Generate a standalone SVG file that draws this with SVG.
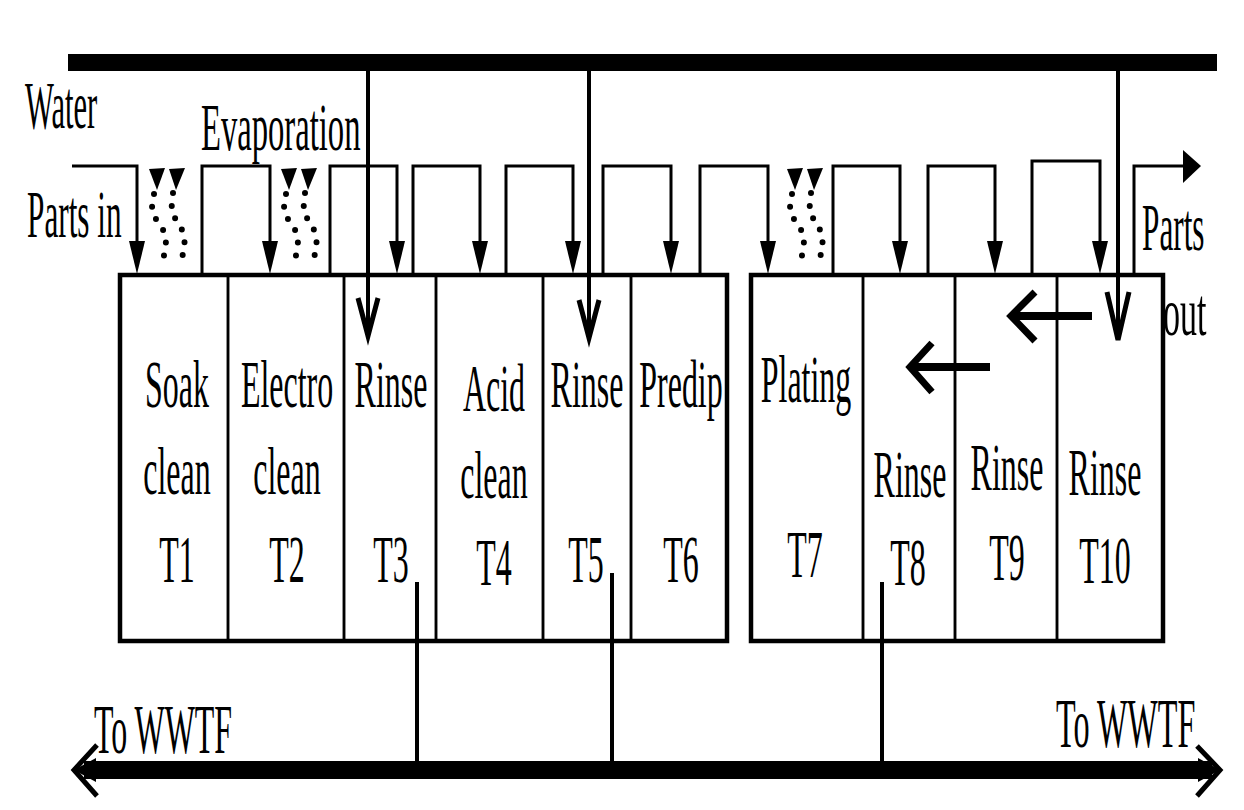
<svg xmlns="http://www.w3.org/2000/svg" width="1244" height="810" viewBox="0 0 1244 810">
<style>
.t{font-family:"Liberation Serif","Times New Roman",serif;font-size:68px;fill:#000}
.m{text-anchor:middle}
.tank{fill:none;stroke:#000;stroke-width:2.5}
.frame{fill:none;stroke:#000;stroke-width:4.5}
.hoist{fill:none;stroke:#000;stroke-width:3}
.pipe{fill:none;stroke:#000;stroke-width:4}
.vee{fill:none;stroke:#000;stroke-width:5;stroke-linejoin:miter}
.dots{fill:none;stroke:#000;stroke-width:6;stroke-linecap:round;stroke-dasharray:0 13}
</style>
<defs>
<polygon id="dn" points="-8,-33 8,-33 0,0" fill="#000"/>
<g id="evap">
<path class="dots" d="M154,194 C150,205 152,215 160,225 C168,235 168,252 159,266"/>
<path class="dots" d="M173,193 C170,205 172,215 179,225 C187,235 186,252 178,266"/>
<polygon points="149,169 165,168 157,190" fill="#000"/>
<polygon points="169,169 185,168 176,190" fill="#000"/>
</g>
</defs>
<rect width="1244" height="810" fill="#fff"/>

<g id="labels">
<text class="t" transform="translate(25,128) scale(0.45,1)">Water</text>
<text class="t" transform="translate(27,237) scale(0.46,1)">Parts in</text>
<text class="t" transform="translate(201,150) scale(0.48,1)">Evaporation</text>
<text class="t" transform="translate(1142,250) scale(0.46,1)">Parts</text>
<text class="t" transform="translate(1163,335) scale(0.5,1)">out</text>
<text class="t" transform="translate(94,753) scale(0.456,1)" style="font-size:70px">To WWTF</text>
<text class="t" transform="translate(1056,747) scale(0.46,1)" style="font-size:70px">To WWTF</text>
</g>

<g id="T1"><rect class="tank" x="120" y="275" width="108" height="366"/>
<text class="t m" transform="translate(177,407) scale(0.47,1)">Soak</text>
<text class="t m" transform="translate(177,494) scale(0.47,1)">clean</text>
<text class="t m" transform="translate(177,582) scale(0.47,1)">T1</text></g>
<g id="T2"><rect class="tank" x="228" y="275" width="116" height="366"/>
<text class="t m" transform="translate(287,407) scale(0.47,1)">Electro</text>
<text class="t m" transform="translate(287,494) scale(0.47,1)">clean</text>
<text class="t m" transform="translate(287,582) scale(0.47,1)">T2</text></g>
<g id="T3"><rect class="tank" x="344" y="275" width="92" height="366"/>
<text class="t m" transform="translate(391,407) scale(0.47,1)">Rinse</text>
<text class="t m" transform="translate(391,582) scale(0.47,1)">T3</text></g>
<g id="T4"><rect class="tank" x="436" y="275" width="107" height="366"/>
<text class="t m" transform="translate(494,411) scale(0.47,1)">Acid</text>
<text class="t m" transform="translate(494,498) scale(0.47,1)">clean</text>
<text class="t m" transform="translate(494,585) scale(0.47,1)">T4</text></g>
<g id="T5"><rect class="tank" x="543" y="275" width="88" height="366"/>
<text class="t m" transform="translate(587,407) scale(0.47,1)">Rinse</text>
<text class="t m" transform="translate(586,582) scale(0.47,1)">T5</text></g>
<g id="T6"><rect class="tank" x="631" y="275" width="96" height="366"/>
<text class="t m" transform="translate(681,407) scale(0.47,1)">Predip</text>
<text class="t m" transform="translate(681,582) scale(0.47,1)">T6</text></g>
<g id="T7"><rect class="tank" x="751" y="275" width="112" height="366"/>
<text class="t m" transform="translate(806,402) scale(0.47,1)">Plating</text>
<text class="t m" transform="translate(805,577) scale(0.47,1)">T7</text></g>
<g id="T8"><rect class="tank" x="863" y="275" width="92" height="366"/>
<text class="t m" transform="translate(910,497) scale(0.47,1)">Rinse</text>
<text class="t m" transform="translate(908,585) scale(0.47,1)">T8</text></g>
<g id="T9"><rect class="tank" x="955" y="275" width="102" height="366"/>
<text class="t m" transform="translate(1007,490) scale(0.47,1)">Rinse</text>
<text class="t m" transform="translate(1007,580) scale(0.47,1)">T9</text></g>
<g id="T10"><rect class="tank" x="1057" y="275" width="106" height="366"/>
<text class="t m" transform="translate(1105,495) scale(0.47,1)">Rinse</text>
<text class="t m" transform="translate(1105,583) scale(0.47,1)">T10</text></g>

<g id="frames">
<rect class="frame" x="120" y="275" width="607" height="366"/>
<rect class="frame" x="751" y="275" width="412" height="366"/>
</g>

<g id="connectors">
<rect x="68" y="54" width="1149" height="17" fill="#000"/>
<path class="pipe" d="M368,71V336M589,71V338M1118,71V340"/>
<path class="vee" d="M358,298L368,336L378,298M579,300L589,338L599,300M1107,292L1118,340L1129,292"/>
<path d="M1092,316H1014M990,367H914" fill="none" stroke="#000" stroke-width="8"/>
<path d="M1035,292L1011,316L1035,341M932,343L910,367L932,392" fill="none" stroke="#000" stroke-width="7"/>
<path class="hoist" d="M72,166H137V242M202,275V166H270V242M330,275V166H397V242M413,275V166H480V242M506,275V166H573V242M603,275V166H671V242M700,275V166H768V242M833,275V166H900V242M928,275V166H995V242M1032,275V161H1100V242M1134,275V166H1186"/>
<use href="#dn" x="137" y="274"/>
<use href="#dn" x="270" y="274"/>
<use href="#dn" x="397" y="274"/>
<use href="#dn" x="480" y="274"/>
<use href="#dn" x="573" y="274"/>
<use href="#dn" x="671" y="274"/>
<use href="#dn" x="768" y="274"/>
<use href="#dn" x="900" y="274"/>
<use href="#dn" x="995" y="274"/>
<use href="#dn" x="1100" y="274"/>
<polygon points="1183,150 1201,166 1183,183" fill="#000"/>
<use href="#evap"/>
<use href="#evap" x="132"/>
<use href="#evap" x="638"/>
<path class="pipe" d="M417,582V770M612,573V770M882,582V770"/>
<rect x="84" y="761" width="1128" height="18" fill="#000"/>
<path d="M97,745L74,770L97,796M1197,746L1220,770L1197,796" fill="none" stroke="#000" stroke-width="5"/>
<polygon points="74,770 96,758 96,782" fill="#000"/>
<polygon points="1220,770 1198,758 1198,782" fill="#000"/>
</g>
</svg>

========================================

* [INSTRUCTIONS TO FOLLOW]: The data above needs to be retyped exactly, with the images left out.

* [THE COMPLETED TASK]:
Generate a standalone SVG file that draws this with SVG.
<svg xmlns="http://www.w3.org/2000/svg" width="1244" height="810" viewBox="0 0 1244 810">
<style>
.t{font-family:"Liberation Serif","Times New Roman",serif;font-size:68px;fill:#000}
.m{text-anchor:middle}
.tank{fill:none;stroke:#000;stroke-width:2.5}
.frame{fill:none;stroke:#000;stroke-width:4.5}
.hoist{fill:none;stroke:#000;stroke-width:3}
.pipe{fill:none;stroke:#000;stroke-width:4}
.vee{fill:none;stroke:#000;stroke-width:5;stroke-linejoin:miter}
.dots{fill:none;stroke:#000;stroke-width:6;stroke-linecap:round;stroke-dasharray:0 13}
</style>
<defs>
<polygon id="dn" points="-8,-33 8,-33 0,0" fill="#000"/>
<g id="evap">
<path class="dots" d="M154,194 C150,205 152,215 160,225 C168,235 168,252 159,266"/>
<path class="dots" d="M173,193 C170,205 172,215 179,225 C187,235 186,252 178,266"/>
<polygon points="149,169 165,168 157,190" fill="#000"/>
<polygon points="169,169 185,168 176,190" fill="#000"/>
</g>
</defs>
<rect width="1244" height="810" fill="#fff"/>

<g id="labels">
<text class="t" transform="translate(25,128) scale(0.45,1)">Water</text>
<text class="t" transform="translate(27,237) scale(0.46,1)">Parts in</text>
<text class="t" transform="translate(201,150) scale(0.48,1)">Evaporation</text>
<text class="t" transform="translate(1142,250) scale(0.46,1)">Parts</text>
<text class="t" transform="translate(1163,335) scale(0.5,1)">out</text>
<text class="t" transform="translate(94,753) scale(0.456,1)" style="font-size:70px">To WWTF</text>
<text class="t" transform="translate(1056,747) scale(0.46,1)" style="font-size:70px">To WWTF</text>
</g>

<g id="T1"><rect class="tank" x="120" y="275" width="108" height="366"/>
<text class="t m" transform="translate(177,407) scale(0.47,1)">Soak</text>
<text class="t m" transform="translate(177,494) scale(0.47,1)">clean</text>
<text class="t m" transform="translate(177,582) scale(0.47,1)">T1</text></g>
<g id="T2"><rect class="tank" x="228" y="275" width="116" height="366"/>
<text class="t m" transform="translate(287,407) scale(0.47,1)">Electro</text>
<text class="t m" transform="translate(287,494) scale(0.47,1)">clean</text>
<text class="t m" transform="translate(287,582) scale(0.47,1)">T2</text></g>
<g id="T3"><rect class="tank" x="344" y="275" width="92" height="366"/>
<text class="t m" transform="translate(391,407) scale(0.47,1)">Rinse</text>
<text class="t m" transform="translate(391,582) scale(0.47,1)">T3</text></g>
<g id="T4"><rect class="tank" x="436" y="275" width="107" height="366"/>
<text class="t m" transform="translate(494,411) scale(0.47,1)">Acid</text>
<text class="t m" transform="translate(494,498) scale(0.47,1)">clean</text>
<text class="t m" transform="translate(494,585) scale(0.47,1)">T4</text></g>
<g id="T5"><rect class="tank" x="543" y="275" width="88" height="366"/>
<text class="t m" transform="translate(587,407) scale(0.47,1)">Rinse</text>
<text class="t m" transform="translate(586,582) scale(0.47,1)">T5</text></g>
<g id="T6"><rect class="tank" x="631" y="275" width="96" height="366"/>
<text class="t m" transform="translate(681,407) scale(0.47,1)">Predip</text>
<text class="t m" transform="translate(681,582) scale(0.47,1)">T6</text></g>
<g id="T7"><rect class="tank" x="751" y="275" width="112" height="366"/>
<text class="t m" transform="translate(806,402) scale(0.47,1)">Plating</text>
<text class="t m" transform="translate(805,577) scale(0.47,1)">T7</text></g>
<g id="T8"><rect class="tank" x="863" y="275" width="92" height="366"/>
<text class="t m" transform="translate(910,497) scale(0.47,1)">Rinse</text>
<text class="t m" transform="translate(908,585) scale(0.47,1)">T8</text></g>
<g id="T9"><rect class="tank" x="955" y="275" width="102" height="366"/>
<text class="t m" transform="translate(1007,490) scale(0.47,1)">Rinse</text>
<text class="t m" transform="translate(1007,580) scale(0.47,1)">T9</text></g>
<g id="T10"><rect class="tank" x="1057" y="275" width="106" height="366"/>
<text class="t m" transform="translate(1105,495) scale(0.47,1)">Rinse</text>
<text class="t m" transform="translate(1105,583) scale(0.47,1)">T10</text></g>

<g id="frames">
<rect class="frame" x="120" y="275" width="607" height="366"/>
<rect class="frame" x="751" y="275" width="412" height="366"/>
</g>

<g id="connectors">
<rect x="68" y="54" width="1149" height="17" fill="#000"/>
<path class="pipe" d="M368,71V336M589,71V338M1118,71V340"/>
<path class="vee" d="M358,298L368,336L378,298M579,300L589,338L599,300M1107,292L1118,340L1129,292"/>
<path d="M1092,316H1014M990,367H914" fill="none" stroke="#000" stroke-width="8"/>
<path d="M1035,292L1011,316L1035,341M932,343L910,367L932,392" fill="none" stroke="#000" stroke-width="7"/>
<path class="hoist" d="M72,166H137V242M202,275V166H270V242M330,275V166H397V242M413,275V166H480V242M506,275V166H573V242M603,275V166H671V242M700,275V166H768V242M833,275V166H900V242M928,275V166H995V242M1032,275V161H1100V242M1134,275V166H1186"/>
<use href="#dn" x="137" y="274"/>
<use href="#dn" x="270" y="274"/>
<use href="#dn" x="397" y="274"/>
<use href="#dn" x="480" y="274"/>
<use href="#dn" x="573" y="274"/>
<use href="#dn" x="671" y="274"/>
<use href="#dn" x="768" y="274"/>
<use href="#dn" x="900" y="274"/>
<use href="#dn" x="995" y="274"/>
<use href="#dn" x="1100" y="274"/>
<polygon points="1183,150 1201,166 1183,183" fill="#000"/>
<use href="#evap"/>
<use href="#evap" x="132"/>
<use href="#evap" x="638"/>
<path class="pipe" d="M417,582V770M612,573V770M882,582V770"/>
<rect x="84" y="761" width="1128" height="18" fill="#000"/>
<path d="M97,745L74,770L97,796M1197,746L1220,770L1197,796" fill="none" stroke="#000" stroke-width="5"/>
<polygon points="74,770 96,758 96,782" fill="#000"/>
<polygon points="1220,770 1198,758 1198,782" fill="#000"/>
</g>
</svg>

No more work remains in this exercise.